Pero para comprar verdadera cerámica portuguesa del siglo XX deberás acudir a Cortiço y Netos, donde Tiago Cortiço vende las baldosas originales producidas desde la década de 1960 que su abuelo atesoraba en la ya desaparecida tienda familiar de Benfica.
SABORES DE ANTAÑO
Originales (y muy, pero que muy vintage) son también los azulejos que se conservan en las paredes de la marisquería Uma (R. dos Sapateiros 177), en la que se sirve desde hace 30 años el que para muchos es el mejor arroz caldoso con marisco de Lisboa.
Una fantasía culinaria por poco más de 13 euros (de ahí que encontrar mesa sea harto complicado) que, tal y como comenta su propietario, Alexandre Gracina, sustituyó en la carta a petiscos más tradicionales a base de bacalao, ya que no hay que olvidar que el local en realidad lleva abierto más de 70 años.
Una reinterpretación de la marisquería tradicional lisboeta es la Marisqueira Azul, recién llegada a la Praça do Comércio pero con mucha experiencia en el Mercado da Ribeira. Moderna en su forma –el interiorismo es obra de Anahory Almeida & Labarthe Architects–, es su fondo clásico lo que de verdad engancha: el pescado y marisco más fresco de las lonjas portuguesas para respetar la estacionalidad y sostenibilidad del mar. Empieza por la parrilhada y termina con un prego, el bocadillo de mollete y filete de vacuno ultrafino que se sirve como colofón a cualquier mariscada en Lisboa.
Aunque para clasicismo formal el de la cervecería Gambrinus, donde los oficiosos camareros te sirven de una forma tan impecable como el traje de chaqueta y corbata que portan. A su sala detenida en el tiempo –el arquitecto Mauricio de Vasconcelos la decoró en los años 60– se acude a cerrar negocios frente a unas almejas al Bulhão Pato de manual, un arroz à pescador de campeonato y un café de sifón de protocolo. Ver cómo lo preparan es un espectáculo.
Disruptivo y nada clásico es, en cambio, Hugo Brito, propietario de Boi-Cavalo, un restaurante provocador ubicado en Alfama, antiguo barrio de pescadores donde la melancolía portuguesa aún lo impregna todo, por algo está considerado cuna del fado.
En este pedacito de esencia lisboeta –en el que caminar entre fachadas desconchadas y señoras a la fresca en las puertas de sus casas con la telenovela a todo volumen de fondo–, el chef se ha empeñado en seguir rompiendo las reglas culinarias más tradicionales a base de espumas, deconstrucciones y mixturas tan locas como unas almejas con curry verde y foie gras.

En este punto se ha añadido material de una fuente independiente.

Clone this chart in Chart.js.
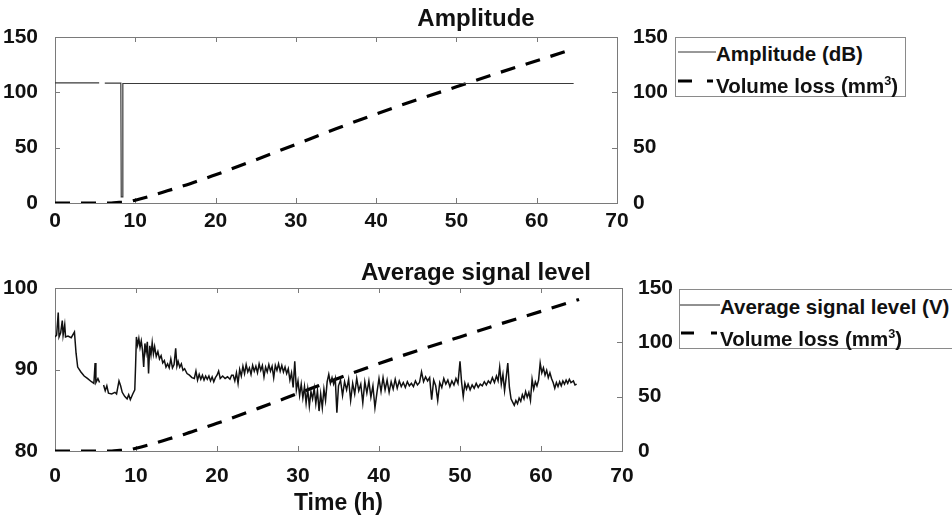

Brito fue uno de aquellos jóvenes cocineros lusos que en 2017 firmaron el manifiesto por el futuro de la cocina portuguesa en el que se comprometieron a proteger la identidad gastronómica de su país sin necesidad de dar la espalda a la subversión ya la creatividad.
Por ello, en Boi-Cavalo, que ocupa una antigua carnicería que mantiene la puerta original de la cámara frigorífica, siguen explorando cada día ese concepto bistronómico tan poco común en Lisboa en el que lo mismo puedes encontrarte una hamburguesa de gambas con queso y rancho en brioche de estragón que un escalope crujiente de pez gallo al Bulhão Pato con alcaparras.
DULCE Y LITERARIA
Inalterables perduran desde hace un siglo las recetas francesas y la decoración estilo Luis XIV –con pinturas de Benvindo Ceia, vidrieras y estuco– de la pastelería Versailles (Avenida da República, 15). Un local refinado al que ir por su russo con chantilly o su bolo indiano y en el que quedarse (horas) por su café de saco, que ya está filtrado y mezclado a partes iguales con leche en una especie de termo para que sólo tengas que pedir un galão.
Es Martinho da Arcada el café más antiguo de Lisboa. Permanece abierto bajo los soportales de la Praça do Comércio desde 1782 y hubo un tiempo en el que la discusión política, social y cultural que marcaba la agenda de la ciudad se desarrollaba alrededor de sus mesas de madera y mármol, una de ellas, por cierto, reservada a diario desde hace casi cien años para Fernando Pessoa.
Una taza de café, un libro y un sombrero perpetúan el recuerdo del poeta más brillante de la lengua portuguesa en un rincón del salón interior, en el que te sentarás con emoción para hacerte una foto y del que te levantarás con ímpetu en cuanto el camarero te haga la broma de que te acabas de sentar encima de él, ya que el escritor nunca falta a su cita literaria.
Otro grande que también cuenta con mesa en este café es José Saramago, pero quizás prefieras acercarte hasta la nueva casa del Premio Nobel en Alfama: la Casa dos Bicos, un palacete del XVI que perteneció al virrey de la India Alfonso de Albuquerque y en el que hoy se aloja la Fundación José Saramago.
Afuera, bajo un olivo situado frente a su fachada de piedras talladas en forma de puntas de diamante (los bicos), reposan las cenizas del escritor y, en el interior, su esposa, Pilar del Río, al frente de la fundación, se encarga de mantener viva su obra, pero también su legado: “Saramago nos enseñó a cuestionarnos la realidad para curarnos de esa ceguera que nos está haciendo perder los grandes valores”. Y las grandes ciudades, apuntillamos nosotros.